You can use Lagrange multipliers to perform such an optimization where
`pred_with_slack` is constrained to be zero. However, because the optimum
for the Lagrange-multiplier optimization occurs at a saddle point (rather than
at a minimum), you can’t use gradient descent to perform the optimization
without tweaking it so that you use, in effect, gradient ascent on the Lagrange
multiplier.

This is explained by @tom, here, and a sound approach to implementing
such mixed gradient descent / ascent optimization using pytorch (with its
gradient-descent-based optimizers) is give by @t_naumenko, here.

Note that using the Lagrange-multiplier technique will not force `pred` to be
non-negative during the training process; only after the optimization has
converged to its (saddle-point) optimum will `pred` be non-negative.
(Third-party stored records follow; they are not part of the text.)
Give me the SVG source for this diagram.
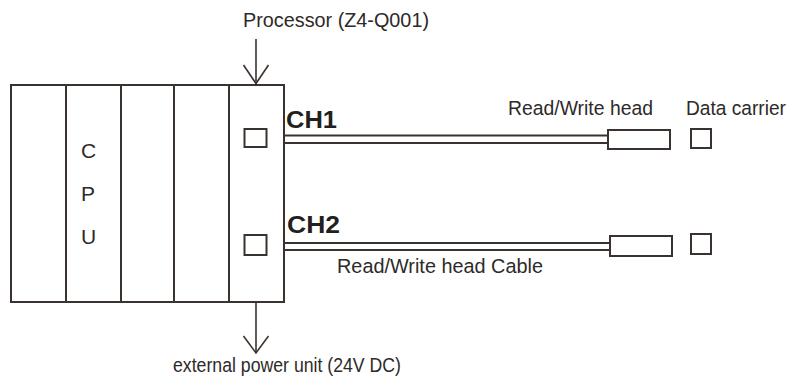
<svg xmlns="http://www.w3.org/2000/svg" width="789" height="381" viewBox="0 0 789 381">
<style>
.ln{fill:none;stroke:#3a322e;stroke-width:2}
.thin{fill:none;stroke:#3a322e;stroke-width:1.6}
.cab{fill:none;stroke:#3a322e;stroke-width:2}
.box{fill:#fff;stroke:#3a322e;stroke-width:2}
.t{font-family:"Liberation Sans",Arial,sans-serif;font-size:19.3px;fill:#2e2a28}
.cpu{font-family:"Liberation Sans",Arial,sans-serif;font-size:21px;fill:#2e2a28}
.ch{font-family:"Liberation Sans",Arial,sans-serif;font-size:23px;font-weight:bold;fill:#231f1d}
</style>
<rect width="789" height="381" fill="#fff"/>
<g id="rack">
<rect class="ln" x="11" y="85" width="273" height="217"/>
<line class="ln" x1="66" y1="85" x2="66" y2="302"/>
<line class="ln" x1="121" y1="85" x2="121" y2="302"/>
<line class="ln" x1="174" y1="85" x2="174" y2="302"/>
<line class="ln" x1="229" y1="85" x2="229" y2="302"/>
</g>
<g id="cpu">
<text class="cpu" x="88.5" y="157.5" text-anchor="middle">C</text>
<text class="cpu" x="88" y="201" text-anchor="middle">P</text>
<text class="cpu" x="88.5" y="244" text-anchor="middle">U</text>
</g>
<g id="processor">
<rect class="box" x="244.5" y="129" width="22" height="18"/>
<rect class="box" x="244.5" y="235" width="22" height="20"/>
<text class="ch" x="286" y="128" textLength="51" lengthAdjust="spacingAndGlyphs">CH1</text>
<text class="ch" x="287" y="233" textLength="53" lengthAdjust="spacingAndGlyphs">CH2</text>
<text class="t" x="243" y="27" textLength="186" lengthAdjust="spacingAndGlyphs">Processor (Z4-Q001)</text>
</g>
<g id="head1">
<rect class="box" x="608" y="130" width="62" height="19"/>
<text class="t" x="508" y="115" textLength="145" lengthAdjust="spacingAndGlyphs">Read/Write head</text>
</g>
<g id="head2">
<rect class="box" x="610" y="236" width="62" height="20"/>
</g>
<g id="carrier1">
<rect class="box" x="691" y="129" width="20" height="19"/>
<text class="t" x="686" y="115" textLength="100" lengthAdjust="spacingAndGlyphs">Data carrier</text>
</g>
<g id="carrier2">
<rect class="box" x="691" y="234" width="20" height="20"/>
</g>
<g id="power">
<text class="t" x="173" y="372" textLength="228" lengthAdjust="spacingAndGlyphs">external power unit (24V DC)</text>
</g>
<g id="connectors">
<line class="cab" x1="284" y1="135.5" x2="608" y2="135.5"/>
<line class="cab" x1="284" y1="143" x2="608" y2="143"/>
<line class="cab" x1="284" y1="243" x2="610" y2="243"/>
<line class="cab" x1="284" y1="250" x2="610" y2="250"/>
<text class="t" x="337" y="273" textLength="206" lengthAdjust="spacingAndGlyphs">Read/Write head Cable</text>
<line class="thin" x1="256" y1="39" x2="256" y2="84"/>
<polyline class="thin" points="243.5,65 256,83.5 268.5,65"/>
<line class="thin" x1="256" y1="302" x2="256" y2="353"/>
<polyline class="thin" points="243.5,336 256,353 268.5,336"/>
</g>
</svg>
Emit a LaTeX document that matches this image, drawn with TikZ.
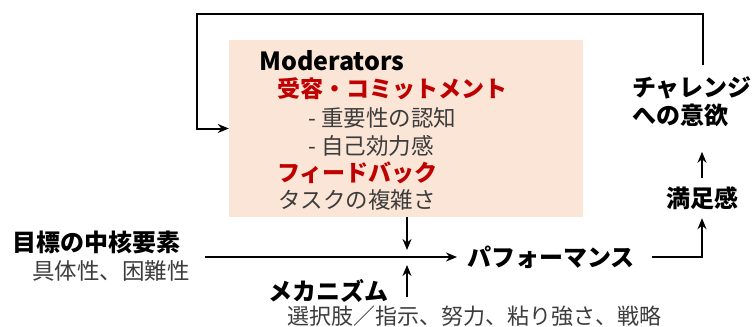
\documentclass[tikz,border=0pt]{standalone}
\usepackage{fontspec}
\setmainfont{Noto Sans CJK JP}
\usetikzlibrary{arrows.meta}
\definecolor{peach}{HTML}{FBE5D6}
\definecolor{myred}{HTML}{C00000}
\definecolor{mygray}{HTML}{3C3C3C}
\begin{document}
\begin{tikzpicture}[x=1pt,y=-1pt,
  txt/.style={inner sep=0pt, anchor=west, font=\fontsize{22.5}{28}\selectfont},
  hd/.style={inner sep=0pt, anchor=west, font=\fontsize{24}{28}\selectfont\bfseries, text=black},
  redhd/.style={hd, text=myred},
  sub/.style={txt, text=mygray},
  conn/.style={draw=black, line width=2pt, -{Stealth[length=11pt,width=9pt]}},
  panel/.style={fill=peach, draw=none, inner sep=0pt, minimum width=354pt, minimum height=177pt}]
\useasboundingbox (0,0) rectangle (756,327);

\node[panel] (box) at (406,128.5) {};

\node[hd, font=\fontsize{25}{28}\selectfont\bfseries] (mod) at (259,61) {Moderators};
\node[redhd, font=\fontsize{23}{28}\selectfont\bfseries] (acc) at (277,89) {受容・コミットメント};
\node[sub] (imp) at (308,118) {- 重要性の認知};
\node[sub] (eff) at (308,146) {- 自己効力感};
\node[redhd, font=\fontsize{23}{28}\selectfont\bfseries] (fb) at (277,173) {フィードバック};
\node[sub] (task) at (278,200) {タスクの複雑さ};

\node[hd] (goal) at (12,242) {目標の中核要素};
\node[sub] (goalsub) at (32,271) {具体性、困難性};
\node[hd] (perf) at (467,257) {パフォーマンス};
\node[hd] (mech) at (268,291) {メカニズム};
\node[sub, font=\fontsize{22}{28}\selectfont] (mechsub) at (287,316) {選択肢／指示、努力、粘り強さ、戦略};
\node[hd, anchor=center, minimum height=40pt] (sat) at (702,198) {満足感};
\node[hd, align=left] (chal) at (632,102) {チャレンジ\\への意欲};

\coordinate (gs) at (205,257);
\coordinate (mid) at (407,257);
\coordinate (ms) at (407,297);
\coordinate (pe) at (652,257);
\coordinate (fs) at (703,65);
\coordinate (fc) at (197,14);

\draw[conn] (gs) -- ([xshift=-10pt]perf.west);
\draw[conn] (box.south -| mid) -- ([yshift=7pt]mid);
\draw[conn] (ms) -- ([yshift=-8pt]mid);
\draw[conn] (pe) -| (sat.south);
\draw[conn] (sat.north) -- ([yshift=26pt]sat.north);
\draw[conn] (fs) |- (fc) |- (box.west);
\end{tikzpicture}
\end{document}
(You can think of the Lagrange multiplier as being being like the `alpha`
penalty-weight in the `loss_with_penalty` optimization approach except
that the optimization process tunes the penalty-weight automatically.)

As an aside, this naturally raises the question why not? Depending on your use
case, it may make perfect sense to pass the output of your network through
something like `relu()` or, perhaps better, `exp()` to ensure positive values.

Good luck!

K. Frank

Okey, thank you!! I think it works